Work instructions: Below is some material; transcribe all of it exactly.

Data block:
····················
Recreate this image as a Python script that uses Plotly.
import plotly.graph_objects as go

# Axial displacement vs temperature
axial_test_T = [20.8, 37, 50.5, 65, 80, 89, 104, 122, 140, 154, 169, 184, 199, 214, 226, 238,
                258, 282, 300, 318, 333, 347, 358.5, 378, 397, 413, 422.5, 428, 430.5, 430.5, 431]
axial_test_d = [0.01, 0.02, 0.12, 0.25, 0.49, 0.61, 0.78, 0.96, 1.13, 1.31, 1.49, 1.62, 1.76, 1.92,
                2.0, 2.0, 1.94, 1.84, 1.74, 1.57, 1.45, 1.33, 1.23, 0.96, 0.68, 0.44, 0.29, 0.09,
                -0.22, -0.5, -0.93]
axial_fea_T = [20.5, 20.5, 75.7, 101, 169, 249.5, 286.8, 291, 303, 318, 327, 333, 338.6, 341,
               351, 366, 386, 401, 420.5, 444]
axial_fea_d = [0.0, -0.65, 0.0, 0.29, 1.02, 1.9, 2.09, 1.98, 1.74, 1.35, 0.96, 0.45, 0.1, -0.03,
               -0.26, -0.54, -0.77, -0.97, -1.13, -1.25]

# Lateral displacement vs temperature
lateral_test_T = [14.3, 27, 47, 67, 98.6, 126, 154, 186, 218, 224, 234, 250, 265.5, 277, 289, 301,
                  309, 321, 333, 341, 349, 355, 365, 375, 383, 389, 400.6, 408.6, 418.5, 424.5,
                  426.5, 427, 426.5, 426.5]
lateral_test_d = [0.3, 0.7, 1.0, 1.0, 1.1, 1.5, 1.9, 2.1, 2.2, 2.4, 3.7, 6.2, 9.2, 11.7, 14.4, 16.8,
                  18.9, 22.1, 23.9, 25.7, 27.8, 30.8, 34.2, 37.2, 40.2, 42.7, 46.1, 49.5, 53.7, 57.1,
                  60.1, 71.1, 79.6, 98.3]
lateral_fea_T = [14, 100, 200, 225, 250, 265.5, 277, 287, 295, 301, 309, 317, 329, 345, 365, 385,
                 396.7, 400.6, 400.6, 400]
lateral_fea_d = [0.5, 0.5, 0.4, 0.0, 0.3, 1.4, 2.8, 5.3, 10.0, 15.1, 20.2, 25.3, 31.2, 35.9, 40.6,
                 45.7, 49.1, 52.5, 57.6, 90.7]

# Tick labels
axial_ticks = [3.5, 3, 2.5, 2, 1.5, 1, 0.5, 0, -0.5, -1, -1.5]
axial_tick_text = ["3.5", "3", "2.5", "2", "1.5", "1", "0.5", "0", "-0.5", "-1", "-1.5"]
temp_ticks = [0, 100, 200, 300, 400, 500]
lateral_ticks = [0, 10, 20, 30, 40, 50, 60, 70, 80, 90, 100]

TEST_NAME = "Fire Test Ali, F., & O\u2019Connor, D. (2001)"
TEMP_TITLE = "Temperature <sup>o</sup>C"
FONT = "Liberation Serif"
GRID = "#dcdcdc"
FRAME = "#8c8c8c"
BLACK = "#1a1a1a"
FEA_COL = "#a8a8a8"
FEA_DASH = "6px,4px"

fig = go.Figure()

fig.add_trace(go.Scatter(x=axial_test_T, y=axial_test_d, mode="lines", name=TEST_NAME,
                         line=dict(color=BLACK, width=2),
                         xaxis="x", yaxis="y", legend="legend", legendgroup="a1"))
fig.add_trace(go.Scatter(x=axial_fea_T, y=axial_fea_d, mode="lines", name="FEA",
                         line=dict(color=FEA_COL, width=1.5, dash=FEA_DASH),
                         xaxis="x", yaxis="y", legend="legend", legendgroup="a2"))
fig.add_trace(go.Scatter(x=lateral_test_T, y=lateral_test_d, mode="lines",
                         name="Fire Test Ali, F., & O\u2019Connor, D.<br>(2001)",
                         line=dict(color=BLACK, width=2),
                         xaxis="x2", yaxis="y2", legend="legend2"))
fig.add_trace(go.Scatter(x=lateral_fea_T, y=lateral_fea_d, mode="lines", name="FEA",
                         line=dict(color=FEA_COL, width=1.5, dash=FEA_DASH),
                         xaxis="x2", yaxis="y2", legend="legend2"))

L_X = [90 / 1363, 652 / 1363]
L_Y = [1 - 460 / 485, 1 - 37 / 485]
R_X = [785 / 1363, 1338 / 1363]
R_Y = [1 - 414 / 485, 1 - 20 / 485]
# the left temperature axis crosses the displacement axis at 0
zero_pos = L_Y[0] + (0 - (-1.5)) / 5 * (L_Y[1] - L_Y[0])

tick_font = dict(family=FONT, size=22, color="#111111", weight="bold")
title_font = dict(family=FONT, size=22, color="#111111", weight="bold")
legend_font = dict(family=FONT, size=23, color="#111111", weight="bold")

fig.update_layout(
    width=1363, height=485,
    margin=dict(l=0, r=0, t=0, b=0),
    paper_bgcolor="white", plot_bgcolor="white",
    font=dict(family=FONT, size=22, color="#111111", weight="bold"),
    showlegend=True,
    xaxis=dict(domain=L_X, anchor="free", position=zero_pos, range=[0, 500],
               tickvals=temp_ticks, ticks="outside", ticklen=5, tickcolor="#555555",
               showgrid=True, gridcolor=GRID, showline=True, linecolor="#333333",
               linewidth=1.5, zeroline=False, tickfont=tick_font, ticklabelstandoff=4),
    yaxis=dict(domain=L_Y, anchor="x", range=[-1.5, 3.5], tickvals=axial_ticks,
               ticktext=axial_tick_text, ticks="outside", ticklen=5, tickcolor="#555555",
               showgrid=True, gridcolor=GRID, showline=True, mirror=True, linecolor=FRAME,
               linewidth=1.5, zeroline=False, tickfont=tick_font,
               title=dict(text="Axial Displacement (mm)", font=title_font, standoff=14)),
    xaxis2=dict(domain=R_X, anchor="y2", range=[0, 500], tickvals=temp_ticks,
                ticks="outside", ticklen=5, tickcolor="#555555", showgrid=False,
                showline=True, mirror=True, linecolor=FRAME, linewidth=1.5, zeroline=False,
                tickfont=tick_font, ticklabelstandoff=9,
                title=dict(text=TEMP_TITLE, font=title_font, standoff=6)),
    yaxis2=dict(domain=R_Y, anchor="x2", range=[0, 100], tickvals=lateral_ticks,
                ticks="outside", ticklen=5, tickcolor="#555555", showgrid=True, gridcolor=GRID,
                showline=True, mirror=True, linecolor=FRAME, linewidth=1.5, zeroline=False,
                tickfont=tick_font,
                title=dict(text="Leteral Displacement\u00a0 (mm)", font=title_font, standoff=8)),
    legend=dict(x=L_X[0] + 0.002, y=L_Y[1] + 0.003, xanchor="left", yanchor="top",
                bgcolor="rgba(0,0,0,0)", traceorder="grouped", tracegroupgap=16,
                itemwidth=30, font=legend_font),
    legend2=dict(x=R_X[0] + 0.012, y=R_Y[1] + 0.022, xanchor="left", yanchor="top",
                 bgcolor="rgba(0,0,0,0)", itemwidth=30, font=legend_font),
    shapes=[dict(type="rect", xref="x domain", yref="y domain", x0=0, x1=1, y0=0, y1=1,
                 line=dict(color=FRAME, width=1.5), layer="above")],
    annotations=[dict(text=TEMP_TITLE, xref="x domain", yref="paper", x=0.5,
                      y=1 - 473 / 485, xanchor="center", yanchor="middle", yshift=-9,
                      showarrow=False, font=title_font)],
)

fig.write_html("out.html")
····················
Response to the exercise:
Recreate this image as a Python script that uses Plotly.
import plotly.graph_objects as go

# Axial displacement vs temperature
axial_test_T = [20.8, 37, 50.5, 65, 80, 89, 104, 122, 140, 154, 169, 184, 199, 214, 226, 238,
                258, 282, 300, 318, 333, 347, 358.5, 378, 397, 413, 422.5, 428, 430.5, 430.5, 431]
axial_test_d = [0.01, 0.02, 0.12, 0.25, 0.49, 0.61, 0.78, 0.96, 1.13, 1.31, 1.49, 1.62, 1.76, 1.92,
                2.0, 2.0, 1.94, 1.84, 1.74, 1.57, 1.45, 1.33, 1.23, 0.96, 0.68, 0.44, 0.29, 0.09,
                -0.22, -0.5, -0.93]
axial_fea_T = [20.5, 20.5, 75.7, 101, 169, 249.5, 286.8, 291, 303, 318, 327, 333, 338.6, 341,
               351, 366, 386, 401, 420.5, 444]
axial_fea_d = [0.0, -0.65, 0.0, 0.29, 1.02, 1.9, 2.09, 1.98, 1.74, 1.35, 0.96, 0.45, 0.1, -0.03,
               -0.26, -0.54, -0.77, -0.97, -1.13, -1.25]

# Lateral displacement vs temperature
lateral_test_T = [14.3, 27, 47, 67, 98.6, 126, 154, 186, 218, 224, 234, 250, 265.5, 277, 289, 301,
                  309, 321, 333, 341, 349, 355, 365, 375, 383, 389, 400.6, 408.6, 418.5, 424.5,
                  426.5, 427, 426.5, 426.5]
lateral_test_d = [0.3, 0.7, 1.0, 1.0, 1.1, 1.5, 1.9, 2.1, 2.2, 2.4, 3.7, 6.2, 9.2, 11.7, 14.4, 16.8,
                  18.9, 22.1, 23.9, 25.7, 27.8, 30.8, 34.2, 37.2, 40.2, 42.7, 46.1, 49.5, 53.7, 57.1,
                  60.1, 71.1, 79.6, 98.3]
lateral_fea_T = [14, 100, 200, 225, 250, 265.5, 277, 287, 295, 301, 309, 317, 329, 345, 365, 385,
                 396.7, 400.6, 400.6, 400]
lateral_fea_d = [0.5, 0.5, 0.4, 0.0, 0.3, 1.4, 2.8, 5.3, 10.0, 15.1, 20.2, 25.3, 31.2, 35.9, 40.6,
                 45.7, 49.1, 52.5, 57.6, 90.7]

# Tick labels
axial_ticks = [3.5, 3, 2.5, 2, 1.5, 1, 0.5, 0, -0.5, -1, -1.5]
axial_tick_text = ["3.5", "3", "2.5", "2", "1.5", "1", "0.5", "0", "-0.5", "-1", "-1.5"]
temp_ticks = [0, 100, 200, 300, 400, 500]
lateral_ticks = [0, 10, 20, 30, 40, 50, 60, 70, 80, 90, 100]

TEST_NAME = "Fire Test Ali, F., & O\u2019Connor, D. (2001)"
TEMP_TITLE = "Temperature <sup>o</sup>C"
FONT = "Liberation Serif"
GRID = "#dcdcdc"
FRAME = "#8c8c8c"
BLACK = "#1a1a1a"
FEA_COL = "#a8a8a8"
FEA_DASH = "6px,4px"

fig = go.Figure()

fig.add_trace(go.Scatter(x=axial_test_T, y=axial_test_d, mode="lines", name=TEST_NAME,
                         line=dict(color=BLACK, width=2),
                         xaxis="x", yaxis="y", legend="legend", legendgroup="a1"))
fig.add_trace(go.Scatter(x=axial_fea_T, y=axial_fea_d, mode="lines", name="FEA",
                         line=dict(color=FEA_COL, width=1.5, dash=FEA_DASH),
                         xaxis="x", yaxis="y", legend="legend", legendgroup="a2"))
fig.add_trace(go.Scatter(x=lateral_test_T, y=lateral_test_d, mode="lines",
                         name="Fire Test Ali, F., & O\u2019Connor, D.<br>(2001)",
                         line=dict(color=BLACK, width=2),
                         xaxis="x2", yaxis="y2", legend="legend2"))
fig.add_trace(go.Scatter(x=lateral_fea_T, y=lateral_fea_d, mode="lines", name="FEA",
                         line=dict(color=FEA_COL, width=1.5, dash=FEA_DASH),
                         xaxis="x2", yaxis="y2", legend="legend2"))

L_X = [90 / 1363, 652 / 1363]
L_Y = [1 - 460 / 485, 1 - 37 / 485]
R_X = [785 / 1363, 1338 / 1363]
R_Y = [1 - 414 / 485, 1 - 20 / 485]
# the left temperature axis crosses the displacement axis at 0
zero_pos = L_Y[0] + (0 - (-1.5)) / 5 * (L_Y[1] - L_Y[0])

tick_font = dict(family=FONT, size=22, color="#111111", weight="bold")
title_font = dict(family=FONT, size=22, color="#111111", weight="bold")
legend_font = dict(family=FONT, size=23, color="#111111", weight="bold")

fig.update_layout(
    width=1363, height=485,
    margin=dict(l=0, r=0, t=0, b=0),
    paper_bgcolor="white", plot_bgcolor="white",
    font=dict(family=FONT, size=22, color="#111111", weight="bold"),
    showlegend=True,
    xaxis=dict(domain=L_X, anchor="free", position=zero_pos, range=[0, 500],
               tickvals=temp_ticks, ticks="outside", ticklen=5, tickcolor="#555555",
               showgrid=True, gridcolor=GRID, showline=True, linecolor="#333333",
               linewidth=1.5, zeroline=False, tickfont=tick_font, ticklabelstandoff=4),
    yaxis=dict(domain=L_Y, anchor="x", range=[-1.5, 3.5], tickvals=axial_ticks,
               ticktext=axial_tick_text, ticks="outside", ticklen=5, tickcolor="#555555",
               showgrid=True, gridcolor=GRID, showline=True, mirror=True, linecolor=FRAME,
               linewidth=1.5, zeroline=False, tickfont=tick_font,
               title=dict(text="Axial Displacement (mm)", font=title_font, standoff=14)),
    xaxis2=dict(domain=R_X, anchor="y2", range=[0, 500], tickvals=temp_ticks,
                ticks="outside", ticklen=5, tickcolor="#555555", showgrid=False,
                showline=True, mirror=True, linecolor=FRAME, linewidth=1.5, zeroline=False,
                tickfont=tick_font, ticklabelstandoff=9,
                title=dict(text=TEMP_TITLE, font=title_font, standoff=6)),
    yaxis2=dict(domain=R_Y, anchor="x2", range=[0, 100], tickvals=lateral_ticks,
                ticks="outside", ticklen=5, tickcolor="#555555", showgrid=True, gridcolor=GRID,
                showline=True, mirror=True, linecolor=FRAME, linewidth=1.5, zeroline=False,
                tickfont=tick_font,
                title=dict(text="Leteral Displacement\u00a0 (mm)", font=title_font, standoff=8)),
    legend=dict(x=L_X[0] + 0.002, y=L_Y[1] + 0.003, xanchor="left", yanchor="top",
                bgcolor="rgba(0,0,0,0)", traceorder="grouped", tracegroupgap=16,
                itemwidth=30, font=legend_font),
    legend2=dict(x=R_X[0] + 0.012, y=R_Y[1] + 0.022, xanchor="left", yanchor="top",
                 bgcolor="rgba(0,0,0,0)", itemwidth=30, font=legend_font),
    shapes=[dict(type="rect", xref="x domain", yref="y domain", x0=0, x1=1, y0=0, y1=1,
                 line=dict(color=FRAME, width=1.5), layer="above")],
    annotations=[dict(text=TEMP_TITLE, xref="x domain", yref="paper", x=0.5,
                      y=1 - 473 / 485, xanchor="center", yanchor="middle", yshift=-9,
                      showarrow=False, font=title_font)],
)

fig.write_html("out.html")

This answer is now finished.